In light of China's military expansion and its passage of the "Anti-Secession" Law, Tokyo and Washington, by establishing the dissuasion strategy, hope to see China turned into a constructive power rather than a military threat, Lo said.
Japan and the US teamed up to dissuade China, the third party, from resorting to non-peaceful means to solve its problems with Taiwan. As the US transforms its military deployment in the Far East, Lo said, Japan would provide support for the US forces wherever possible.
Article 9 of the Japanese Constitution, which states that Japan can never maintain land, sea, and air forces, as well as other war potential, restricts the country's present military role. Nevertheless, Lo said there is a desire on the US part for Japan to amend Article 9 in order to take a more active military role.
"When I was the representative to Japan, the Bush administration sent an official to Japan discussing the amendment of Article 9. The war ended 60 years ago and the US wanted Japan to become a normal country," Lo said.

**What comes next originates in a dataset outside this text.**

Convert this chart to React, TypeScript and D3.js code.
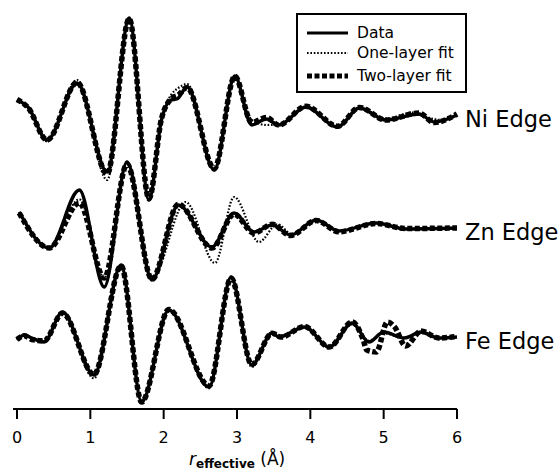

Since Japanese Prime Minister Junichiro Koizumi and US President George W. Bush took power, the two countries' relationship has improved remarkably and is now "in its best ever shape" since the end of World War II, Lo said.
* Date of Birth: May 8, 1935
* Place of Birth: Taiwan
* Education: BA, Economics, National Taiwan University; MA, Economics, Waseda University; PhD, Economics, University of Pennsylvania
* Career: Visiting scholar, University of Pennsylvania; chief economist of Asian and Pacific Development Center; representative to Japan, 2000-2004
* Interests/Hobbies: Chinese calligraphy, painting and reading
* Publications: ``Emerging World Cities in Pacific Asia,'' ``Globalization and the World of Large Cities''
The strengthening Japan-US alliance and the possible amendment of Article 9 of the Japanese Constitution indicate that Japan could cooperate with forces of the US, which has obligations under the Taiwan Relations Act to defend Taiwan, the official added.
The Taiwan Strait is too shallow for Chinese submarines to conduct activities; therefore, the submarines have to carry out military exercises in waters east of Taiwan. To get there, the submarines, which set off from Qingdao, have to pass two Japanese islands, Ishigaki and Miyako, Lo explained.
Japan will now deploy 400 soldiers to the two islands, which are part of Okinawa Prefecture. The intrusion of a Chinese submarine into waters between the two islands last November, Lo said, showed that China is now capable of putting its armed forces beyond what its military calls the "first island-chain" to the "second island-chain."
In Chinese military planning, the first and second island chains describe the sphere of influence that China expects to achieve in the Pacific Ocean. The first chain stretches from Japan though Okinawa, Taiwan and the Philippines to Brunei. The second chain extends further east and to Australia's doorstep.
Shortly after the Chinese Han-class submarine was detected in Japanese waters last November, President Chen Shui-bian (陳水扁) told a group of Japanese officials that Taipei informed Tokyo that the submarine broke into its waters.
Japan denied Chen's claim, which led the Presidential Office to express regret over Japan's stance on the incident. Lo, however, said that neither side has lied about the submarine incident.